Optimizing RandomX: Loop Invariant Extraction

As seen in my last post, most of the RandomX execution time is spent in the execution of the randomly generated program. Each instruction in a loop executes an average of 620 times within a hash round, or 1.2 million times vs. the 2048 executions per hash.

Roughly half, or 128, of the instructions end up in loops.

Invariant Candidates

RandomX instructions are designed to mix inputs and outputs. This means the output of most instructions won’t be invariant, but there are a couple instructions where the inputs and outputs are independent:

  • CFROUND
  • ISTORE

CFROUND sets the floating point rounding mode based on an input register and the immediate instruction bits. If the input register is unchanged between calls to the same instruction, then the same rounding mode is set each time.

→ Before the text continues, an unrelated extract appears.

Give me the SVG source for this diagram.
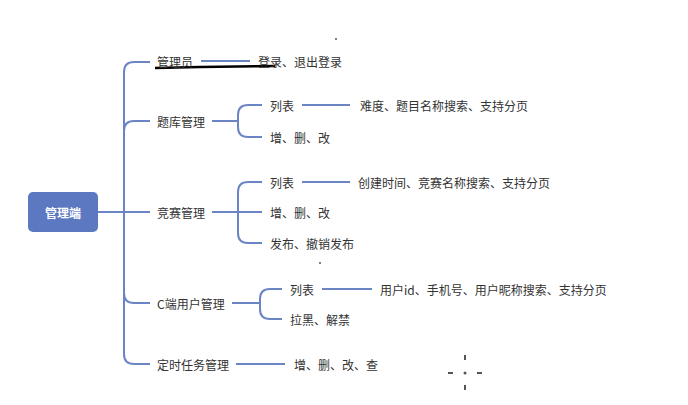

ISTORE takes 2 input registers, src and dst, and writes src to a memory location dependent on dst and other bits within the instruction. If src and dst are unchanged between calls to the same ISTORE instruction, the same value is written to the same location.

Invariant Rules

The rules for when an instruction, inst, can leave the loop are roughly as follows:

  • If the output of inst is never used in the loop AND the inputs never change in the loop, then inst can be moved off the back of the loop — this is obviously invariant.
  • If the output of inst is never used in the loop AND the inputs change, but entirely before the instruction AND the outputs are written completely, then inst can be moved off the back of the loop. If all input changes happen before the instruction, then the output will be set multiple times, but only the last one matters because the output doesn’t get used within the loop. This only works, though, if each write completely overwrites the previous. This is important for ISTORE because changing memory addresses means that each write is contributing to the state of the hash rather than just the last one.
  • If the inputs of inst never change AND inst is the only instruction that sets its output AND the output is either never used in the loop OR it’s used entirely after inst, then inst can be moved off the front of the loop.

These rules don’t catch every case in which one of these instructions could move, but they get most of the candidates that I manually confirmed. If you know of something big that I missed, please leave a comment.

Results of Instruction Moving

When applied, these rules move an average 2.5 instructions per program out of RandomX loops. There’s a lot of variability in these programs, but using the above stated averages, this should reduce hash runtime from: (128 x 620 + 128) x 2048 to: (125.5 x 620 + 130.5) x 2048. That’s an expected improvement of ~2% of hash program execution time.

However, when measured, no noticeable gain is seen. In fact, the runtimes between two versions — one that moves instructions and one that doesn’t — are virtually identical. The variance between runs is less than 0.5%, so a 1-2% change should have been apparent.

This surprising result led me to reconsider what the system hardware might be doing. It’s possible that the hash is bound by memory bandwidth rather than instruction throughput, meaning that between my standard and “optimized” runs the execution time might be the same while the processor might be doing less. This might show up in power consumption measurements, but that measurement is not something I’m set up to do.

The Cost

Unfortunately, the analysis and reordering of the instructions takes some work, and while I probably don’t have a particularly fast implementation, the work required to do this increases program compilation cost by 4-5x. That makes this first optimization, even if the expected results were seen, an overall loser. For an improvement of 2% in program execution time, compilation time would need to be within 2x of original. However, once the analysis is being done, it can potentially be applied to other things.